Успех, согласитесь, продукт на сегодняшний день. Но даже само это понятие – «сегодняшний день» – некорректно, в нем нет определенности. Оно заключает в себе «вчера» и «завтра», прошедшее и будущее. Они разведены по направлению и существуют вместе только в этой точке. Точно так же разведены художественные события, одно из которых называют успехом, другое удачей. Причина недоразумений, вероятно, в том, что их часто путают, хотя эти мнимые двойники почти несовместимы. У них разные амбиции и, так сказать, властные полномочия. Задача одного – мгновенный захват, задача другого – постепенное завоевание. Удача может быть прямого или замедленного действия, но это всегда – погода на завтра. Новая художественная возможность, как ниточка, ведет в будущее. Выходит из потока времени. «Какая стрела летит вечно? – Стрела, попавшая в цель» (Набоков). Искусство всегда в движении, оно принимает, как бы втягивает в себя одни явления, отпускает – но не на покой, а на побывку – другие, а само остается на своем месте (может, потому, что этому месту нет конца). И «мировой контекст» для поэзии – обнаружение чужого в своем, прежнего в новом, а не перемена участи и робкое заимствование.
Сложность в том, что мы попали в межеумочное пространство. Одна мифология почти потеряла силу, другая еще не набрала. Люди, говорящие о конце поэзии, путают поэзию с мифом о поэте. Поэт заслонял поэзию, он как будто и был ею. Этот миф кончается, как-то выветривается. Звучит, как обветшалый вздор. Неловко произнести даже само слово «поэт», рисуется нечто несусветное, одно вместо другого. (Как если бы при слове «шелест» в воображении являлся облик бывшего члена Политбюро.) Бог с ним, поэтом, – смотрящимся в зеркало, мечтающим об успехе. Нам нужно другое. Нам необходимы стихи. Стихи это язык в ином агрегатном состоянии, у него новые свойства.
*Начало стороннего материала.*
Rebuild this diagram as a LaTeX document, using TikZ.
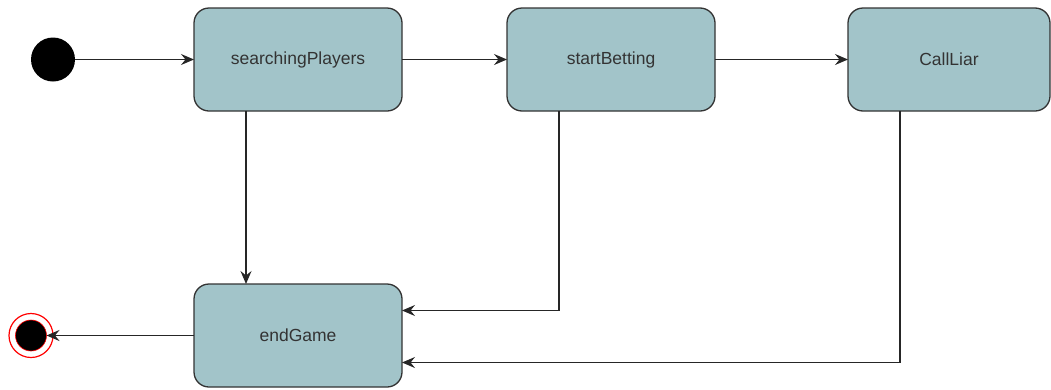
\documentclass[tikz,border=0pt]{standalone}
\usepackage{fontspec}
\setmainfont{Liberation Sans}
\usetikzlibrary{arrows.meta}
\definecolor{boxfill}{HTML}{A2C4C9}
\definecolor{boxline}{HTML}{333333}
\definecolor{txt}{HTML}{333333}
\definecolor{ringred}{HTML}{FF0000}
\tikzset{
  state/.style={draw=boxline, fill=boxfill, line width=1.3pt, rounded corners=15pt,
    minimum width=208pt, minimum height=103pt, inner sep=0pt, outer sep=0pt,
    text=txt, font=\fontsize{17.5}{20}\selectfont},
  arr/.style={draw=black!85, line width=1.3pt,
    -{Stealth[length=13pt,width=11pt,inset=4.5pt]}},
  initial/.style={circle, fill=black, minimum size=44pt, inner sep=0pt, outer sep=0pt},
  finalin/.style={circle, fill=black, draw=ringred, line width=0.6pt, minimum size=31pt, inner sep=0pt, outer sep=0pt},
}
\begin{document}
\begin{tikzpicture}[x=1pt,y=-1pt]
\useasboundingbox (0,0) rectangle (1051,389);
\node[initial] (start) at (53,59.5) {};
\node[state] (sp) at (298,59.5) {\raisebox{-1.5pt}{searchingPlayers}};
\node[state] (sb) at (611,59.5) {\raisebox{-1.5pt}{startBetting}};
\node[state, minimum width=202pt] (cl) at (949,59.5) {\raisebox{-1.5pt}{CallLiar}};
\node[state] (eg) at (298,335.5) {\raisebox{-1.5pt}{endGame}};
\draw[ringred, line width=1.2pt, fill=white] (31,335.5) circle (22pt);
\node[finalin] (fin) at (31,335.5) {};

\draw[arr] (start) -- (sp.west);
\draw[arr] (sp.east) -- (sb.west);
\draw[arr] (sb.east) -- (cl.west);
\draw[arr] ([xshift=-52pt]sp.south) -- ([xshift=-52pt]eg.north);
\draw[arr] ([xshift=-52pt]sb.south) |- ([yshift=25pt]eg.east);
\draw[arr] ([xshift=-49pt]cl.south) |- ([yshift=-27pt]eg.east);
\draw[arr] (eg.west) -- (fin);
\end{tikzpicture}
\end{document}
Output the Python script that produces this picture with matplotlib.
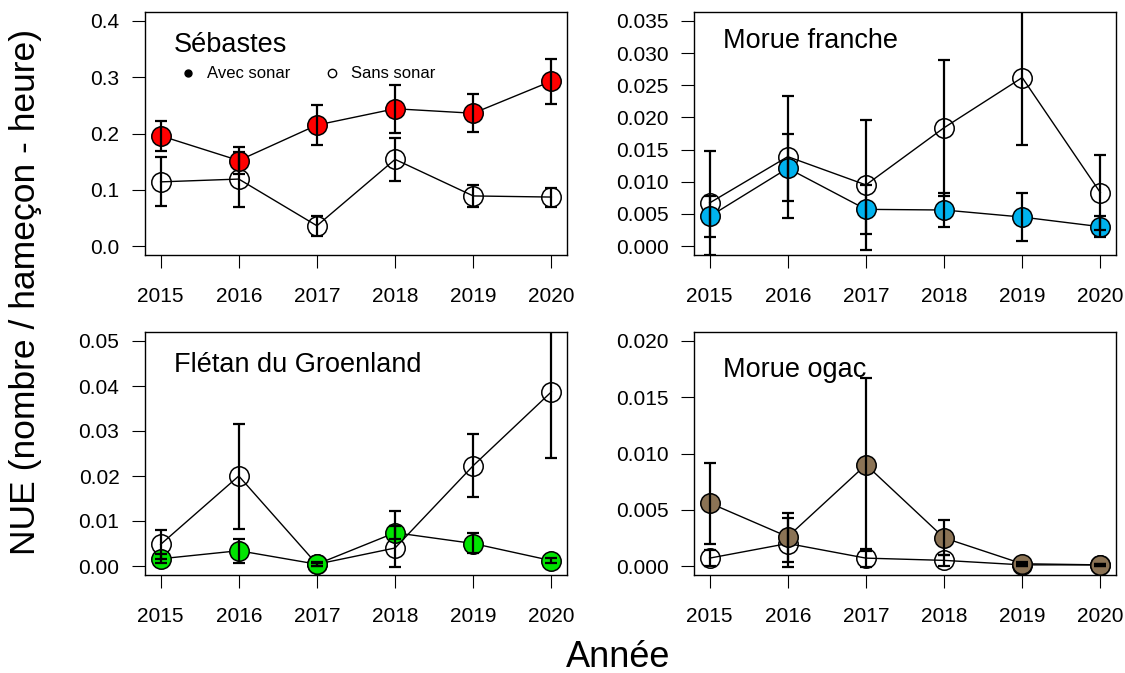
import numpy as np
import matplotlib
matplotlib.use('Agg')
import matplotlib.pyplot as plt
from matplotlib.lines import Line2D

plt.rcParams['font.family'] = ['Liberation Sans', 'DejaVu Sans']

years = [2015, 2016, 2017, 2018, 2019, 2020]
year_labels = ['2015', '2016', '2017', '2018', '2019', '2020']

# Sébastes
seb_avec = [0.196, 0.152, 0.215, 0.244, 0.236, 0.293]
seb_avec_lo = [0.169, 0.128, 0.179, 0.201, 0.202, 0.253]
seb_avec_hi = [0.222, 0.176, 0.251, 0.286, 0.270, 0.333]
seb_sans = [0.114, 0.119, 0.036, 0.154, 0.089, 0.087]
seb_sans_lo = [0.072, 0.069, 0.017, 0.115, 0.070, 0.069]
seb_sans_hi = [0.159, 0.168, 0.054, 0.192, 0.108, 0.104]
seb_ticks = [0.0, 0.1, 0.2, 0.3, 0.4]
seb_ticklabels = ['0.0', '0.1', '0.2', '0.3', '0.4']

# Morue franche
mf_avec = [0.0046, 0.0121, 0.0057, 0.0056, 0.0045, 0.0030]
mf_avec_lo = [0.0014, 0.0070, 0.0019, 0.0029, 0.0008, 0.0014]
mf_avec_hi = [0.0078, 0.0174, 0.0095, 0.0083, 0.0083, 0.0046]
mf_sans = [0.0067, 0.0139, 0.0095, 0.0184, 0.0262, 0.0083]
mf_sans_lo = [-0.0014, 0.0044, -0.0006, 0.0078, 0.0157, 0.0025]
mf_sans_hi = [0.0148, 0.0233, 0.0196, 0.0289, 0.0367, 0.0141]
mf_ticks = [0.0, 0.005, 0.010, 0.015, 0.020, 0.025, 0.030, 0.035]
mf_ticklabels = ['0.000', '0.005', '0.010', '0.015', '0.020', '0.025', '0.030', '0.035']

# Flétan du Groenland
fg_avec = [0.0016, 0.0034, 0.0004, 0.0074, 0.0050, 0.0012]
fg_avec_lo = [0.0006, 0.0007, 0.0001, 0.0060, 0.0028, 0.0006]
fg_avec_hi = [0.0026, 0.0059, 0.0008, 0.0088, 0.0074, 0.0018]
fg_sans = [0.0048, 0.0200, 0.0004, 0.0040, 0.0223, 0.0387]
fg_sans_lo = [0.0016, 0.0082, 0.0001, -0.0002, 0.0153, 0.0241]
fg_sans_hi = [0.0080, 0.0316, 0.0007, 0.0122, 0.0294, 0.0534]
fg_ticks = [0.0, 0.01, 0.02, 0.03, 0.04, 0.05]
fg_ticklabels = ['0.00', '0.01', '0.02', '0.03', '0.04', '0.05']

# Morue ogac
mo_avec = [0.0056, 0.0026, 0.0090, 0.0025, 0.0002, 0.0001]
mo_avec_lo = [0.0020, 0.0004, 0.0013, 0.0010, 0.0000, 0.0000]
mo_avec_hi = [0.0092, 0.0047, 0.0167, 0.0041, 0.0004, 0.0002]
mo_sans = [0.0007, 0.0020, 0.0007, 0.0005, 0.0001, 0.0001]
mo_sans_lo = [0.0000, -0.0001, -0.0001, 0.0000, 0.0000, 0.0000]
mo_sans_hi = [0.0014, 0.0043, 0.0015, 0.0010, 0.0002, 0.0002]
mo_ticks = [0.0, 0.005, 0.010, 0.015, 0.020]
mo_ticklabels = ['0.000', '0.005', '0.010', '0.015', '0.020']

panels = [
    ('Sébastes', '#FF0000', seb_avec, seb_avec_lo, seb_avec_hi, seb_sans, seb_sans_lo, seb_sans_hi, seb_ticks, seb_ticklabels, 0.4),
    ('Morue franche', '#00B2EE', mf_avec, mf_avec_lo, mf_avec_hi, mf_sans, mf_sans_lo, mf_sans_hi, mf_ticks, mf_ticklabels, 0.035),
    ('Flétan du Groenland', '#00E400', fg_avec, fg_avec_lo, fg_avec_hi, fg_sans, fg_sans_lo, fg_sans_hi, fg_ticks, fg_ticklabels, 0.05),
    ('Morue ogac', '#8B7355', mo_avec, mo_avec_lo, mo_avec_hi, mo_sans, mo_sans_lo, mo_sans_hi, mo_ticks, mo_ticklabels, 0.02),
]

W, H = 1125, 673
fig = plt.figure(figsize=(W / 100, H / 100), dpi=100)

# axes boxes in pixels: left, top
boxes = [(145, 12), (694, 12), (145, 332), (694, 332)]
bw, bh = 422, 243
title_y = [0.837, 0.851, 0.837, 0.816]

for i, (name, col, av, av_lo, av_hi, sa, sa_lo, sa_hi, ticks, tlabels, ymax) in enumerate(panels):
    left, top = boxes[i]
    ax = fig.add_axes([left / W, 1 - (top + bh) / H, bw / W, bh / H])
    x = np.array(years)

    # sans sonar (open circles)
    ax.plot(x, sa, color='black', lw=1.0, marker='o', ms=14,
            mfc='none', mec='black', mew=1.1, zorder=2)
    # avec sonar (filled)
    ax.plot(x, av, color='black', lw=1.0, marker='o', ms=14,
            mfc=col, mec='black', mew=1.1, zorder=3)

    sa = np.array(sa)
    av = np.array(av)
    ax.errorbar(x, sa, yerr=[sa - np.array(sa_lo), np.array(sa_hi) - sa],
                fmt='none', ecolor='black', elinewidth=1.6, capsize=4, capthick=1.6, zorder=4)
    ax.errorbar(x, av, yerr=[av - np.array(av_lo), np.array(av_hi) - av],
                fmt='none', ecolor='black', elinewidth=1.6, capsize=4, capthick=1.6, zorder=4)

    pad = ymax * 0.04
    ax.set_ylim(-pad, ymax + pad)
    ax.set_xlim(2014.8, 2020.2)
    ax.set_xticks(years)
    ax.set_xticklabels(year_labels)
    ax.set_yticks(ticks)
    ax.set_yticklabels(tlabels)
    ax.tick_params(axis='both', length=9.4, width=0.8, labelsize=15, direction='out')
    ax.tick_params(axis='x', pad=14)
    ax.tick_params(axis='y', pad=9)
    for s in ax.spines.values():
        s.set_linewidth(1.0)

    ax.text(0.0687, title_y[i], name, transform=ax.transAxes, fontsize=19.5,
            ha='left', va='baseline')

    if i == 0:
        handles = [Line2D([], [], ls='none', marker='o', ms=5, mfc='black', mec='black'),
                   Line2D([], [], ls='none', marker='o', ms=6, mfc='none', mec='black', mew=1.0)]
        ax.legend(handles, ['Avec sonar', 'Sans sonar'], ncol=2, frameon=False,
                  loc='center left', bbox_to_anchor=(0.081, 0.745), borderaxespad=0,
                  borderpad=0, handlelength=1.0, handletextpad=0.64,
                  columnspacing=2.0, fontsize=12)

fig.text(26 / W, 1 - 292 / H, 'NUE (nombre / hameçon - heure)', rotation=90,
         fontsize=25.5, ha='center', va='center')
fig.text(618 / W, 1 - 667 / H, 'Année', fontsize=26, ha='center', va='baseline')

fig.savefig('out.png', dpi=100)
Одно из них – большая подвижность, почти текучесть. Этим определяется интересная, но огорчительная зависимость поэтического языка от наклонных плоскостей существования, что делает его своего рода датчиком показаний. Но не это главное. Основной движущий инстинкт человека можно определить как необходимость возвышения – императив возвышенного . И поэтический язык имеет в исключительных случаях другую, противоположную – восходящую способность. Он способен идти против течения. (Это зависит от температуры: холодноватый, тепловатый язык течет под уклон; горячий – меняет направление.) И мы не знаем другой формы словесной деятельности, которая могла бы представлять эту способность не как намерение, а как реальность, как действие. Вот такое исключительное и как будто исключенное из ряда достижимых возможностей действие и называется удачей.